Когда я смотрела на него, серьезная и вдохновенная, как древняя жрица, он видел только женщину и свидание?
А я, — значит я его любила? Нет, или, вернее, я его любила за его любовь ко мне.
Но так как я не способна к подлости в любви, я любила или чувствовала, как будто я его любила.
Это от экзальтации, фанатизма, близорукости, глупости; да, от глупости.
Если бы я была умнее, я бы лучше поняла характер этого человека.
Он любил меня, как умел. Это уж я должна была распознать и понять, что не следует метать бисер перед свиньями.
Наказание жестоко; надолго разрушенные иллюзии и упреки самой себе. Я была не права.
Надо быть прозаичной и вульгарной, как другие.
Разумеется, меня заставила так поступить моя крайняя молодость. К чему эти понятия из другого мира? Их не понимают, потому что свет не изменился…
И вот я опять впадаю в общее заблуждение, и вот опять я обвиняю весь свет за негодность одного. Из-за того, что один оказался подлым, я отрицаю величие души и ума!
Я отрицаю любовь этого человека, потому что он ничего не сделал ради этой любви. И если ему даже угрожали лишить его наследства, проклясть его, могло ли это помешать ему написать мне? Нет-нет. Это подлец…
Четверг, 8
Когда мною овладеет лихорадка чтения, я прихожу в какое-то бешенство и мне кажется, что никогда не прочту я всего, что нужно; я бы хотела все знать, голова моя готова лопнуть, и я снова словно окутываюсь плащом пепла и хаоса.
Я спешу, как сумасшедшая, читать Горация.
О! когда я только подумаю, что есть избранные, которые веселятся, двигаются, наряжаются, смеются, танцуют, пляшут, любят, которые, наконец, предаются всем прелестям светской жизни, а я — я плесневею в Ницце!
Я остаюсь еще довольно рассудительной, пока не думаю о том, что живут только один раз. Нет, вы только подумайте, живут только раз и жизнь так коротка!
Когда я подумаю об этом, то становлюсь безумной, и мозг мой кипит от отчаяния.
Живешь только раз! А я теряю эту драгоценную жизнь, запрятанная дома, никого не видя.
Живешь только раз! А мне еще портят эту жизнь!
Живешь только раз! А меня заставляют недостойно терять мое время! А дни все бегут и бегут, они уже никогда не вернутся, они все укорачивают мою жизнь!

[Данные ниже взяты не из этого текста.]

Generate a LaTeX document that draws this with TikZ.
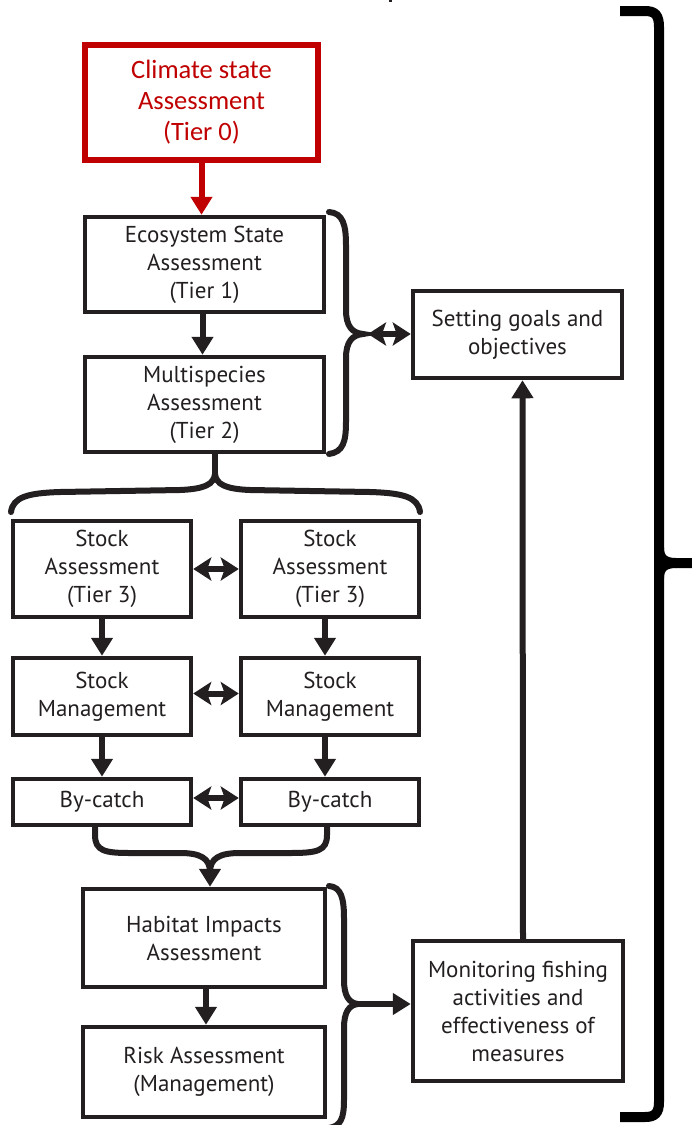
\documentclass[tikz,border=0pt]{standalone}
\usepackage{fontspec}
\setmainfont{PT Sans}
\newfontfamily\calib{Carlito}
\usetikzlibrary{arrows.meta}
\definecolor{darkred}{HTML}{C00000}
\definecolor{ink}{HTML}{231F20}
\begin{document}
\begin{tikzpicture}[x=1pt,y=-1pt,
  box/.style={draw=ink,line width=4.5pt,inner sep=0pt,align=center,text=ink,
    font=\fontsize{23}{28}\selectfont},
  redbox/.style={draw=darkred,line width=5.5pt,inner sep=0pt,align=center,text=darkred,
    font=\calib\fontsize{26.5}{31}\selectfont},
  arr/.style={draw=ink,line width=6pt,-{Triangle[length=18pt,width=21pt]}},
  redarr/.style={draw=darkred,line width=6pt,-{Triangle[length=18pt,width=21pt]}},
  dbl/.style={draw=ink,line width=6pt,{Stealth[length=18pt,width=23pt,inset=4pt]}-{Stealth[length=18pt,width=23pt,inset=4pt]}},
  brace/.style={draw=ink,line width=6pt,line cap=round},
  bigbrace/.style={draw=black,line width=10pt}]
\useasboundingbox (0,0) rectangle (692,1125);

% nodes
\node[redbox,minimum width=233pt,minimum height=115pt] (climate) at (201.5,102.5) {Climate state\\Assessment\\(Tier 0)};
\node[box,minimum width=239pt,minimum height=95pt] (eco) at (204.5,264.5) {Ecosystem State\\Assessment\\(Tier 1)};
\node[box,minimum width=239pt,minimum height=95pt] (multi) at (204.5,404.5) {Multispecies\\Assessment\\(Tier 2)};
\node[box,minimum width=209pt,minimum height=87pt] (goals) at (517.5,334.5) {Setting goals and\\objectives};
\node[box,minimum width=178pt,minimum height=96pt] (sa1) at (102,569) {Stock\\Assessment\\(Tier 3)};
\node[box,minimum width=178pt,minimum height=96pt] (sa2) at (330,569) {Stock\\Assessment\\(Tier 3)};
\node[box,minimum width=178pt,minimum height=77pt] (sm1) at (102,696.5) {Stock\\Management};
\node[box,minimum width=178pt,minimum height=77pt] (sm2) at (330,696.5) {Stock\\Management};
\node[box,minimum width=178pt,minimum height=46pt] (bc1) at (102,802) {By-catch};
\node[box,minimum width=178pt,minimum height=46pt] (bc2) at (330,802) {By-catch};
\node[box,minimum width=242pt,minimum height=98pt] (hab) at (204,938) {Habitat Impacts\\Assessment};
\node[box,minimum width=242pt,minimum height=90pt] (risk) at (204,1072) {Risk Assessment\\(Management)};
\node[box,minimum width=210pt,minimum height=140pt] (mon) at (518,1011) {Monitoring fishing\\activities and\\effectiveness of\\measures};

% vertical arrows
\draw[redarr] (climate.south) -- (climate.south |- eco.north);
\draw[arr] ([xshift=-2pt]eco.south) -- ([xshift=-2pt]multi.north);
\draw[arr] (sa1.south) -- (sm1.north);
\draw[arr] ([xshift=-5pt]sa2.south) -- ([xshift=-5pt]sm2.north);
\draw[arr] (sm1.south) -- (bc1.north);
\draw[arr] ([xshift=-5pt]sm2.south) -- ([xshift=-5pt]bc2.north);
\draw[arr] ([xshift=2pt]hab.south) -- ([xshift=2pt]risk.north);
\draw[arr] ([xshift=5pt]mon.north) -- ([xshift=5pt]goals.south);

% horizontal double arrows
\draw[dbl] (sa1.east) -- (sa2.west);
\draw[dbl] ([yshift=3pt]sm1.east) -- ([yshift=3pt]sm2.west);
\draw[dbl] ([yshift=4pt]bc1.east) -- ([yshift=4pt]bc2.west);

% brace right of Tier 1/2
\draw[brace] (329,212) .. controls (343,213) and (346,225) .. (346,245) -- (346,310)
  .. controls (346,326) and (352,333) .. (363,334)
  .. controls (352,335) and (346,342) .. (346,358) -- (346,422)
  .. controls (346,442) and (343,452) .. (329,454);
\coordinate (b1) at (368,334);
\draw[dbl] (b1) -- (b1 -| goals.west);

% brace below Multispecies
\draw[brace] (11,512) .. controls (13,497) and (28,493) .. (60,492) -- (180,490)
  .. controls (205,489) and (214,484) .. (215,474);
\draw[brace] (420,512) .. controls (418,497) and (403,493) .. (370,492) -- (250,490)
  .. controls (225,489) and (216,484) .. (215,474);
\draw[brace] (215,476) -- (multi.south -| 215,0);

% merge from By-catch
\coordinate (m) at (210,872);
\draw[brace] (bc1.south -| 95,0) -- (95,835) .. controls (95,851) and (105,853) .. (130,853)
  -- (180,853) .. controls (200,853) and (210,858) .. (m);
\draw[brace] (bc2.south -| 327,0) -- (327,835) .. controls (327,851) and (317,853) .. (290,853)
  -- (240,853) .. controls (220,853) and (210,858) .. (m);
\draw[arr] (m) -- (m |- hab.north);

% brace right of Habitat / Risk
\draw[brace] (329,886) .. controls (341,887) and (344,898) .. (344,918) -- (344,980)
  .. controls (344,996) and (349,1003) .. (358,1004)
  .. controls (349,1005) and (344,1012) .. (344,1028) -- (344,1100)
  .. controls (344,1118) and (341,1126) .. (329,1128);
\coordinate (b2) at (357,1004);
\draw[arr] (b2) -- (b2 -| mon.west);

% big right bracket
\draw[bigbrace] (620,11) -- (645,11) .. controls (655,11) and (659,15) .. (659,27) -- (659,1102)
  .. controls (659,1113) and (655,1117) .. (645,1117) -- (620,1117);
\draw[bigbrace] (659,548) .. controls (659,558) and (664,563) .. (676,563) -- (692,563);
\draw[bigbrace] (659,578) .. controls (659,568) and (664,563) .. (676,563);

% small mark at top
\draw[ink,line width=3pt] (390,0) -- (390,2);
\end{tikzpicture}
\end{document}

Живешь только раз! И неужели жизнь, без того короткую, нужно еще укорачивать, портить, красть, да, красть подлыми обстоятельствами.
О! Боже!
Пятница, 9 июня. Перечитывая о моем пребывании в Риме и о моих мучениях со времени исчезновения Пиетро, я очень удивлена живостью написанного.
Я читаю и пожимаю плечами. Я бы не должна была удивляться, зная, как легко мне вскружить голову.
Бывают минуты, когда я сама не знаю, что я ненавижу, что, люблю, чего желаю, чего боюсь. Тогда мне все безразлично и я стараюсь во всем дать себе отчет, и тогда происходит в моем мозгу такой вихрь, что я качаю головой, зажимаю свои уши и предпочитаю состояние отупения этим исследованиям и расследованиям самой себя.
Суббота, 10 июня. — Знаете ли, — сказала я доктору, — что я харкаю кровью, и что надо меня лечить?
— О! — сказал Валицкий, — если вы будете продолжать ложиться каждый день в три часа утра, у вас будут все болезни.
— А почему я ложусь поздно, как вы думаете? Потому что мой ум не спокоен. Дайте мне спокойствие, и я буду спокойно спать.
— Вы могли получить его. У вас был случай в Риме.
— Какой?
— Выходили бы замуж за А…, не меняя религии.
— О! друг мой Валицкий, какой ужас! За такого человека, как А…! Подумайте, что вы говорите! За человека, у которого нет ни убеждений, ни воли! Какую глупость вы сказали! О! Как это возможно!